Faith at home 

It’s been the buzzword of children’s and family ministry for years. We know how important it is to equip families to make worship part of everyday life. Now, more than ever, it is important to give families resources that could help them while they self-isolate. 

One option is the free Home for Good resources, where you can find a complete plan for marking Mother’s Day at home. All the ideas are designed to encourage children and adults to celebrate together all the people who help raise us, and to pray for everyone to see their part in caring for vulnerable children.  

Call those who are lonely 

We could celebrate Mother’s Day by showing motherly love to those struggling the most with isolation. For those who find Mother’s Day difficult at the best of times, isolation may be even more damaging for their mental health. Encourage families to ring those they know or members of your church and wider community to check in and see how they are.  

Live stream 

If you’re feeling particularly brave, why not live stream your worship over Facebook or Instagram. What better time to take up online evangelism? If you want advice on how to do this, check out Premier Christianity’s helpful article []. 

Worship over Zoom  

Ah, the wonders of modern technology. We can meet up with the world from the comfort of our sofa. With so many feeling the loneliness, and families juggling working from home and caring for kids, a Sunday service from the living room might be ideal. 

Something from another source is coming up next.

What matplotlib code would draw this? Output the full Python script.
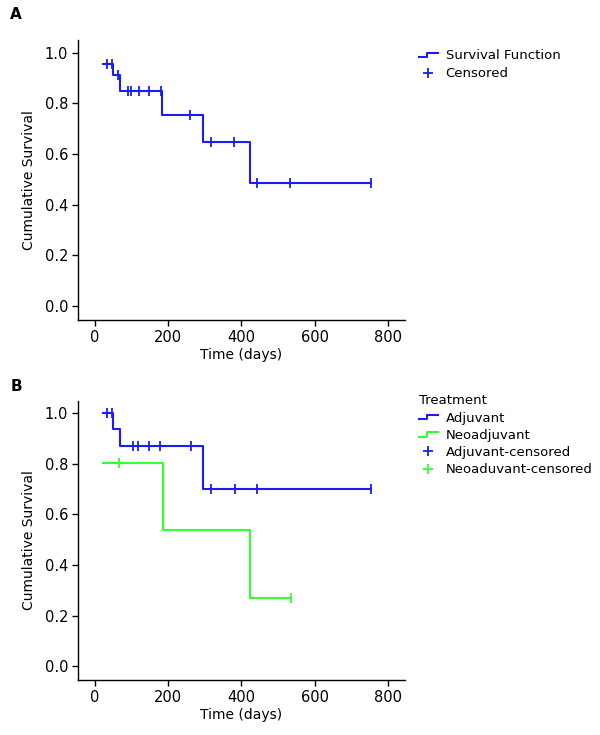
import numpy as np
import matplotlib.pyplot as plt
from matplotlib.legend_handler import HandlerLine2D
from matplotlib.lines import Line2D

plt.rcParams['font.family'] = ['DejaVu Sans']
plt.rcParams['font.size'] = 10

# Panel A - overall survival (step points: time, survival after step)
a_times = [23, 50, 70, 184, 294, 425, 755]
a_surv = [0.955, 0.912, 0.85, 0.754, 0.646, 0.485, 0.485]
a_cens_t = [34, 48, 64, 91, 100, 120, 148, 180, 260, 317, 381, 444, 534, 755]
a_cens_s = [0.955, 0.955, 0.912, 0.85, 0.85, 0.85, 0.85, 0.85, 0.754, 0.646, 0.646,
            0.485, 0.485, 0.485]

# Panel B - by treatment
adj_times = [23, 50, 70, 294, 755]
adj_surv = [1.0, 0.937, 0.871, 0.699, 0.699]
adj_cens_t = [34, 48, 103, 119, 149, 179, 262, 317, 382, 444, 755]
adj_cens_s = [1.0, 1.0, 0.871, 0.871, 0.871, 0.871, 0.871, 0.699, 0.699, 0.699, 0.699]

neo_times = [23, 185, 425, 535]
neo_surv = [0.805, 0.538, 0.268, 0.268]
neo_cens_t = [66, 535]
neo_cens_s = [0.805, 0.268]

blue = '#1a1aff'
green = '#33ff33'


class StepHandler(HandlerLine2D):
    # draws the little step icon used in the legend
    def create_artists(self, legend, orig_handle, xdescent, ydescent, width, height, fontsize, trans):
        h = height
        xs = [0, width * 0.45, width * 0.45, width]
        ys = [h * 0.25, h * 0.25, h * 0.7, h * 0.7]
        ln = Line2D(xs, ys, color=orig_handle.get_color(), lw=orig_handle.get_linewidth())
        ln.set_transform(trans)
        return [ln]


def style(ax):
    ax.set_xlim(-46, 847)
    ax.set_ylim(-0.055, 1.05)
    ax.set_xticks([0, 200, 400, 600, 800])
    ax.set_yticks([0.0, 0.2, 0.4, 0.6, 0.8, 1.0])
    ax.set_yticklabels(['0.0', '0.2', '0.4', '0.6', '0.8', '1.0'])
    ax.spines['top'].set_visible(False)
    ax.spines['right'].set_visible(False)
    for s in ['left', 'bottom']:
        ax.spines[s].set_linewidth(1.0)
    ax.tick_params(direction='out', length=4, width=1, labelsize=10.5, pad=3)
    ax.set_xlabel('Time (days)', fontsize=10, labelpad=2)
    ax.set_ylabel('Cumulative Survival', fontsize=10, labelpad=6)


fig = plt.figure(figsize=(6, 7.35), dpi=100)

axA = fig.add_axes([0.13, 0.5646, 0.545, 0.381])
axA.step(a_times, a_surv, where='post', color=blue, lw=1.5)
axA.plot(a_cens_t, a_cens_s, ls='none', marker='|', ms=7, mew=1.3, color=blue)
style(axA)
hA = Line2D([], [], color=blue, lw=1.5)
mA = Line2D([], [], ls='none', marker='+', ms=7, mew=1.3, color=blue)
axA.legend([hA, mA], ['Survival Function', 'Censored'], loc='upper left',
           bbox_to_anchor=(1.005, 1.01), frameon=False, fontsize=9.5,
           handlelength=1.5, handletextpad=0.55, labelspacing=0.4,
           handler_map={hA: StepHandler()})
fig.text(0.017, 0.99, 'A', fontweight='bold', fontsize=11, va='top')

axB = fig.add_axes([0.13, 0.0748, 0.545, 0.38])
axB.step(adj_times, adj_surv, where='post', color=blue, lw=1.5)
axB.step(neo_times, neo_surv, where='post', color=green, lw=1.5)
axB.plot(adj_cens_t, adj_cens_s, ls='none', marker='|', ms=7, mew=1.3, color=blue)
axB.plot(neo_cens_t, neo_cens_s, ls='none', marker='|', ms=7, mew=1.3, color=green)
style(axB)
h1 = Line2D([], [], color=blue, lw=1.5)
h2 = Line2D([], [], color=green, lw=1.5)
m1 = Line2D([], [], ls='none', marker='+', ms=7, mew=1.3, color=blue)
m2 = Line2D([], [], ls='none', marker='+', ms=7, mew=1.3, color=green)
legB = axB.legend([h1, h2, m1, m2],
                  ['Adjuvant', 'Neoadjuvant', 'Adjuvant-censored', 'Neoaduvant-censored'],
                  title='Treatment', loc='upper left', bbox_to_anchor=(1.005, 1.065),
                  frameon=False, fontsize=9.5, title_fontsize=9.5,
                  handlelength=1.5, handletextpad=0.55, labelspacing=0.32,
                  handler_map={h1: StepHandler(), h2: StepHandler()})
legB._legend_box.align = 'left'
fig.text(0.017, 0.485, 'B', fontweight='bold', fontsize=11, va='top')

fig.savefig('out.png', dpi=100)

Zoom is a free video calling service. It offers video chat, screen sharing for slides, break out rooms for small group discussion and all sorts of other handy gizmos that could serve your church. You can set up a call and share it with everyone, who can then open the link on any internet browser.  

Home for Good, like many other organisations, has updated our Mother’s Day resources to include a service plan designed to be used online. It’s got ideas on what prayer, Bible study and sung worship might look like when we’re not in the same physical space.  

As with all our resources, we hope they sensitively respond to how hard Mother’s Day can be and calls for everyone to play their part in caring for vulnerable children.  

Share the love 

With so many more people seeking comfort on online platforms, as Christians we can spread a positive message of love and thankfulness.  

Encourage each person in your church to dig out a photo of a woman who helped raise them. They could think of those who aren’t their birth mothers, but still played a part in raising them.  

They could share a photo of that woman or them holding that photo with a message of thanksgiving about who she is and the role she played in their life. They might want to share it on Facebook or Instagram with the hashtag #TodayIsAboutYou. Let’s see if we can get it trending! 

We’d love to see so many come through this year sharing how churches worshipped and showed God’s love to those who need it most even in the face of crisis.